Categories: Announcements, Discussion, Open Mic, Reflections

As a regular GA participant, I am seeing that some people are struggling with writing and presenting clear proposals.

Here are the problems that I see:

  • Too wordy: persuasive and explanatory sections go on and on; too much soapboxing.
  • No bottom line: lots of opinion-based commentary, but no final word on what it is you want people to do or to achieve
  • Lack of knowledge of the subject matter: sometimes only one presenter is aware of the issues; sometimes there are conflicting ideas about the issues amongst presenters; sometimes the presenters just don’t know what the heart of the situation is about.
  • Too many ideas presented at once: Two or three part proposals take more time to discuss and digest, and usually people accept one part but not the other – which leads to the failure of the proposal.  Keep It Simple, Silly.

Please do the following to make it easy for yourself:

  • Write the proposal jointly with two others.  Don’t just get their agreement, but get others to write it with you.
  • Vet your own proposal with a focus group; perhaps an existing committee, or a varied collection of people who can give you feedback.
  • Get others to give you opposing viewpoints/clarifying question that will arise so that you are prepared to defend or clarify your position.
  • Try to make your proposal fit on one page and limit the amount of paragraphs you use.  Choose one solid action that people can discuss and vote upon.

Please do the following to make it easy for us in the assembly to digest:

  • Mention your proposal before it is formally presented during General Announcements or during Action Announcements, so that people have a heads up.
  • When you present your proposal, circulate copies of it through the crowd.  Save paper by shrinking the proposal down so it can fit on a quarter-sheet of paper.  IT WORKS.
  • DO NOT KEEP TALKING AND TALKING.  Get to the point.

4 Responses to “Writing proposals and presenting proposals at the GA”

  1. karmarepair

    I agree with everything in this post. They teach Rhetoric in college for a reason. A proposal of more than 50 words, in Active Voice, is a proposal that probably won’t pass. There should be no need for Clarifying Questions !

    Another point: it’s not really clear how Proposals get on the docket for the GAs and there is nothing on the web site to tell you. As near as I understand, the presenters of a proposal bring it to the Noon meeting of the Facilitation Committee the day of the GA . Supporters PRESUMABLY also should show up before the GA and seek out the Facilitation Committee, but if you get as far as the Noon meeting, I’m sure you’ll get more.
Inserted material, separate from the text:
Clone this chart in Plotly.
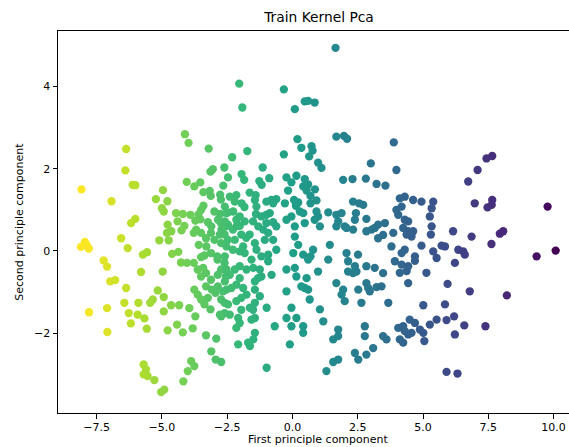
import plotly.graph_objects as go

# Estimated (first, second) principal-component coordinates, grouped by x region
group_a = [(-8.08, 1.50), (-6.93, 1.21), (-8.10, 0.10), (-7.95, 0.22), (-7.80, 0.06), (-7.88, 0.14),
           (-7.23, -0.23), (-7.10, -0.38), (-6.98, -0.74), (-6.79, -0.71), (-7.79, -1.49), (-7.10, -1.39),
           (-7.09, -1.97), (-6.37, 2.48), (-6.40, 1.96), (-6.12, 1.61), (-6.02, 1.60), (-6.18, 0.68),
           (-6.02, 0.78), (-6.56, 0.31), (-6.31, 0.07), (-6.37, -0.90), (-6.44, -1.26), (-6.27, -1.51),
           (-6.19, -1.76)]

group_b = [(-5.73, -0.09), (-5.57, -0.03), (-5.10, 0.26), (-4.74, 0.26), (-4.61, -0.07), (-4.37, -0.02),
           (-4.27, -0.28), (-4.04, -0.29), (-5.80, -0.51), (-4.97, -0.50), (-5.16, -0.96), (-4.93, -1.12),
           (-5.35, -1.18), (-5.45, -1.26), (-5.90, -1.26), (-5.93, -1.55), (-5.67, -1.64), (-5.58, -1.89),
           (-4.93, -1.47), (-4.65, -1.32), (-4.34, -1.32), (-4.78, -1.93), (-4.42, -1.79), (-4.20, -1.98),
           (-5.70, -2.76), (-5.61, -2.88), (-5.55, -3.04), (-5.70, -3.00), (-5.29, -3.14), (-5.03, -3.43),
           (-4.91, -3.37), (-4.01, -2.92), (-4.18, -3.17), (-4.12, 2.84), (-4.96, 1.48), (-5.23, 1.26),
           (-4.79, 1.21), (-5.00, 1.04), (-4.93, 0.96), (-4.05, 1.68), (-4.46, 0.92), (-4.20, 0.90),
           (-4.40, 0.72), (-4.14, 0.61), (-4.78, 0.64), (-4.81, 0.44), (-4.25, 0.50), (-4.64, 0.48)]

group_c = [(-3.98, 2.63), (-3.21, 2.49), (-3.76, 1.57), (-3.53, 1.67), (-3.91, 0.88), (-3.78, -0.29),
           (-3.95, -1.39), (-3.72, -1.59), (-3.82, -1.88), (-3.88, -2.68), (-3.76, -2.80),
           (-3.14, 1.93), (-3.05, 1.99), (-3.41, 1.43), (-3.17, 1.46), (-3.13, 1.34), (-2.61, 2.03),
           (-2.65, 1.59), (-2.77, 1.37), (-2.74, 1.25), (-3.41, 1.10), (-3.50, 1.00), (-3.60, 0.89),
           (-3.53, 0.77), (-3.72, 0.74), (-2.99, 0.96), (-2.77, 0.90), (-3.24, 0.70), (-2.74, 0.68),
           (-2.55, 0.60), (-3.78, 0.44), (-3.50, 0.44), (-3.31, 0.31), (-3.12, 0.44), (-2.99, 0.27),
           (-2.73, 0.19), (-2.60, 0.40), (-3.59, 0.15), (-3.50, -0.15), (-3.37, -0.11), (-3.63, -0.45),
           (-3.50, -0.62), (-3.31, -0.54), (-3.12, -0.70), (-3.31, -0.86), (-3.09, -0.94), (-3.76, -0.94),
           (-3.63, -1.06), (-3.50, -1.18), (-3.37, -1.30), (-3.24, -1.14), (-3.14, -1.42), (-2.73, -1.59),
           (-2.60, -1.51), (-2.86, -0.86), (-2.66, -0.98), (-2.73, -1.18), (-2.60, -1.26), (-2.87, -0.21),
           (-2.60, -0.29), (-2.73, -0.45), (-2.55, -0.62), (-2.86, -0.58), (-3.12, -0.05), (-2.88, -0.13),
           (-3.31, -2.05), (-2.92, -2.13), (-3.11, -2.44), (-2.94, -2.64), (-2.73, -2.70),
           (-3.69, 0.52), (-3.11, 0.60), (-3.30, 0.11), (-2.85, 0.76), (-2.59, 1.08), (-2.72, 0.52),
           (-2.78, 0.40), (-3.42, -0.41), (-2.95, -1.02), (-2.59, -0.74), (-2.78, -1.55), (-2.59, 0.72),
           (-2.66, 0.44), (-2.59, -0.13), (-2.53, -0.45), (-2.53, -0.94)]

group_d = [(-2.47, 0.94), (-2.47, 0.64), (-2.28, 0.52), (-2.15, 0.76), (-2.02, 0.61), (-2.21, 0.27),
           (-2.53, 0.11), (-2.28, 0.03), (-2.02, -0.01), (-1.89, 0.11), (-1.77, 0.32), (-1.64, 0.40),
           (-2.40, -0.58), (-2.21, -0.45), (-2.02, -0.66), (-2.15, -0.82), (-2.34, -0.90), (-1.89, -0.90),
           (-2.47, -1.30), (-2.15, -1.22), (-1.76, -1.06), (-1.44, -0.94), (-1.25, -1.10), (-1.44, -1.26),
           (-2.40, -1.55), (-1.96, -1.43), (-1.63, -1.38), (-2.08, -1.63), (-2.02, -1.75), (-2.15, -1.87),
           (-1.44, -1.63), (-1.44, -1.99), (-1.50, -2.15), (-2.08, -2.27), (-1.70, -2.23), (-1.63, -2.31),
           (-0.99, -1.38), (-0.68, -1.83), (-0.99, -2.84), (-0.93, -0.25), (-0.80, -0.58), (-1.19, -0.62),
           (-1.50, -0.41), (-1.44, -0.74), (-0.23, -0.45), (-0.23, -0.98), (-0.04, -1.38), (-0.23, -1.63),
           (-0.04, -1.83), (-0.10, -2.27),
           (-2.47, 0.27), (-1.96, 0.40), (-1.44, 0.19), (-0.93, -0.09), (-1.57, -0.21), (-1.83, -0.05),
           (-1.76, -0.45), (-2.02, -0.37), (-1.25, -0.45), (-1.32, -0.66), (-1.96, -1.14), (-1.51, -1.43),
           (-1.57, -1.67), (-1.51, 0.72),
           (-2.31, 2.28), (-1.73, 2.43), (-0.33, 2.35), (-2.04, 4.07), (-0.33, 3.93), (-1.92, 3.49),
           (-2.47, 1.79), (-1.95, 1.87), (-1.85, 1.73), (-1.14, 2.03), (-1.27, 1.70), (-1.18, 1.61),
           (-0.89, 1.77), (-1.64, 1.42), (-1.41, 1.36), (-2.40, 1.32), (-2.15, 1.36), (-2.21, 1.20),
           (-1.95, 1.16), (-1.84, 1.07), (-1.44, 1.24), (-1.38, 1.08), (-1.00, 1.20), (-0.81, 1.24),
           (-0.62, 1.26), (-0.29, 1.16), (-2.27, 0.96), (-2.53, 0.92), (-2.02, 0.84), (-1.83, 0.72),
           (-2.15, 0.60), (-0.74, 1.16), (-1.40, 0.90), (-1.19, 0.84), (-1.00, 0.88), (-0.87, 0.92),
           (-0.74, 0.70), (-0.62, 0.60), (-1.00, 0.68), (-1.31, 0.60), (-1.12, 0.52), (-0.93, 0.44),
           (-1.06, 0.27), (-0.74, 0.27), (-0.62, 0.03), (-1.38, 0.03), (-1.19, -0.13), (-0.23, 0.76),
           (-0.04, 0.84), (-0.23, 1.79), (-0.04, 1.67), (-0.17, 1.47)]

group_e = [(0.09, 0.60), (0.41, 0.92), (0.47, 0.68), (0.09, 0.35), (0.22, 0.15), (0.03, -0.05),
           (0.41, -0.09), (0.09, -0.41), (0.15, -0.62), (0.54, -0.66), (0.47, -0.90), (0.15, -1.63),
           (0.41, -1.83), (0.41, -1.99),
           (0.15, 1.83), (0.47, 1.75), (0.54, 1.47), (0.06, 1.24), (0.22, 1.18), (0.60, 1.62), (0.41, 1.57),
           (1.65, 4.94), (0.09, 3.45), (0.47, 3.64), (0.60, 3.65), (0.85, 3.61), (0.19, 2.72), (0.34, 2.51),
           (0.73, 2.55), (0.77, 2.44), (0.64, 2.30), (0.98, 2.15), (1.11, 2.02), (1.68, 2.78), (1.97, 2.80),
           (2.09, 2.73), (3.00, 2.13), (1.94, 1.73), (2.30, 1.75), (2.81, 1.76),
           (0.13, 1.10), (0.28, 0.96), (0.69, 1.16), (0.92, 1.23), (0.92, 0.96), (0.98, 0.84), (0.85, 0.76),
           (1.37, 0.94), (1.68, 0.88), (1.88, 0.92), (1.75, 0.72), (1.68, 0.60), (2.00, 0.60), (2.43, 0.92),
           (2.39, 0.76), (2.83, 0.78), (2.32, 1.20), (2.55, 1.16), (2.71, 1.12), (1.05, 0.60), (0.86, 1.50),
           (0.69, 1.34),
           (0.34, -0.86), (0.60, -0.94), (0.66, -1.18), (0.69, -0.13), (0.79, 0.03), (0.60, -0.21),
           (0.98, -0.50), (1.05, -1.42), (1.18, -1.71), (1.37, -0.21), (1.43, 0.15), (2.07, 0.56),
           (1.68, -0.78), (1.94, -0.94), (2.00, -1.22), (1.88, -1.06), (1.75, -1.91), (1.56, -2.15),
           (1.56, -2.70), (1.75, -2.64), (1.30, -2.92),
           (2.07, -0.05), (2.13, -0.25), (2.39, -0.37), (2.45, -0.50), (2.32, -0.54), (2.13, -0.50),
           (2.52, -0.94), (2.83, -0.78), (2.90, -0.90), (2.96, -0.98), (2.83, -0.37), (2.32, 0.52),
           (2.83, 0.48), (2.51, -0.09),
           (2.64, -1.26), (2.77, -1.83), (2.77, -2.07), (2.83, -2.52), (2.39, -2.48), (2.52, -2.64),
           (1.75, -2.07)]

group_f = [(3.22, 1.63), (3.56, 1.59), (3.88, 2.64), (3.98, 1.97), (3.03, 0.52), (3.15, 0.56), (3.28, 0.31),
           (3.28, 0.64), (3.54, 0.68), (3.86, 0.44), (3.79, 0.11), (3.47, 0.39),
           (4.11, 1.28), (4.30, 1.32), (4.18, 1.08), (3.98, 1.00), (4.05, 0.88), (4.30, 0.76), (4.43, 0.72),
           (4.24, 0.56), (4.62, 1.24), (4.94, 1.20), (5.39, 1.20), (5.33, 1.04), (5.26, 0.84), (4.43, 0.48),
           (4.62, 0.48), (4.37, 0.40), (4.56, 0.35), (5.33, 0.60), (5.30, 0.40), (4.94, 0.13), (4.30, 0.03),
           (4.18, -0.05), (4.69, -0.13), (5.39, -0.01),
           (3.15, -0.41), (3.47, -0.54), (3.09, -2.36), (3.47, -2.07), (3.60, -2.15), (3.67, -1.26),
           (3.22, -0.88), (3.41, -0.86),
           (3.92, -0.25), (4.18, -0.33), (4.43, -0.37), (4.69, -0.24), (4.37, -0.49), (4.11, -0.53),
           (5.52, -0.17), (5.13, -0.53), (4.43, -0.78), (5.01, -1.32),
           (4.05, -1.87), (4.24, -1.83), (4.30, -1.95), (4.11, -2.15), (4.24, -2.23), (4.43, -2.03),
           (4.56, -1.99), (4.49, -1.67), (4.69, -1.75), (4.88, -1.91), (5.01, -1.99), (5.05, -2.19),
           (5.26, -1.79), (5.52, -1.67)]

group_g = [(7.09, 1.97), (6.73, 1.69), (6.98, 1.16), (6.86, 0.35), (6.15, 0.48), (5.71, 0.13), (5.84, 0.11),
           (6.35, 0.03), (6.54, -0.01), (6.22, -0.29), (6.60, -0.09), (5.94, -0.80), (6.79, -0.98),
           (5.84, -1.30), (5.90, -1.68), (6.19, -1.59), (6.58, -1.81), (6.22, -2.03), (5.90, -2.94),
           (6.32, -2.98), (7.43, 2.25), (7.65, 2.31), (7.47, 1.06), (7.63, 1.12), (7.65, 1.24),
           (9.77, 1.08), (7.62, 0.17), (7.94, 0.42), (8.07, 0.48), (9.35, -0.13), (10.08, 0.01),
           (8.21, -1.08), (7.39, -1.83)]

x_ticks = [-7.5, -5.0, -2.5, 0.0, 2.5, 5.0, 7.5, 10.0]
y_ticks = [-2, 0, 2, 4]

points = group_a + group_b + group_c + group_d + group_e + group_f + group_g
xs = [p[0] for p in points]
ys = [p[1] for p in points]

W, H = 569, 447
L, T, B = 58.3, 31.0, 33.5
FONT = "DejaVu Sans"
TXT = "#000000"

fig = go.Figure(go.Scatter(
    x=xs, y=ys, mode="markers",
    marker=dict(size=8.3, color=xs, colorscale="Viridis", reversescale=True,
                cmin=-8.0, cmax=10.1, line=dict(width=0), opacity=1),
    hoverinfo="skip", showlegend=False,
))

axis_common = dict(
    showgrid=False, zeroline=False, showline=True, linecolor="#000000", linewidth=1,
    ticks="outside", ticklen=4.5, tickwidth=1, tickcolor="#000000",
    tickfont=dict(family=FONT, size=11, color=TXT),
)

fig.update_layout(
    width=W, height=H,
    margin=dict(l=L, r=0, t=T, b=B, pad=0),
    paper_bgcolor="white", plot_bgcolor="white",
    font=dict(family=FONT, color=TXT),
    title=dict(text="Train Kernel Pca", x=319 / W, xref="container", xanchor="center",
               y=1 - 17.5 / H, yref="container", yanchor="middle",
               font=dict(family=FONT, size=13.8, color=TXT)),
    xaxis=dict(range=[-8.98, 10.59], tickvals=x_ticks, tickformat=".1f", mirror=True,
               ticklabelstandoff=-1, **axis_common),
    yaxis=dict(range=[-3.94, 5.35], tickvals=y_ticks, mirror=False, **axis_common),
    annotations=[
        dict(text="First principle component", xref="paper", yref="paper",
             x=(319 - L) / (W - L), y=(H - B - 440.5) / (H - T - B), xanchor="center", yanchor="middle",
             showarrow=False, font=dict(family=FONT, size=11, color=TXT)),
        dict(text="Second principle component", xref="paper", yref="paper",
             x=(19 - L) / (W - L), y=0.5, xanchor="center", yanchor="middle", textangle=-90,
             showarrow=False, font=dict(family=FONT, size=11, color=TXT)),
    ],
)

fig.write_html("out.html", config={"displayModeBar": False},
               post_script="document.body.style.margin='0';document.body.style.overflow='hidden';")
If any one knows HOW Proposals get on the docket, please post here for the rest of us.

  2. a_small_voice

    sure, if people have access to the web and to a printer.

    however, that will not make a badly written proposal any easier for everyone to understand and vote on.

  3. nikkinew

    Or maybe people can print out the proposal off website, prior to going to the GA. Just an idea. Cheers!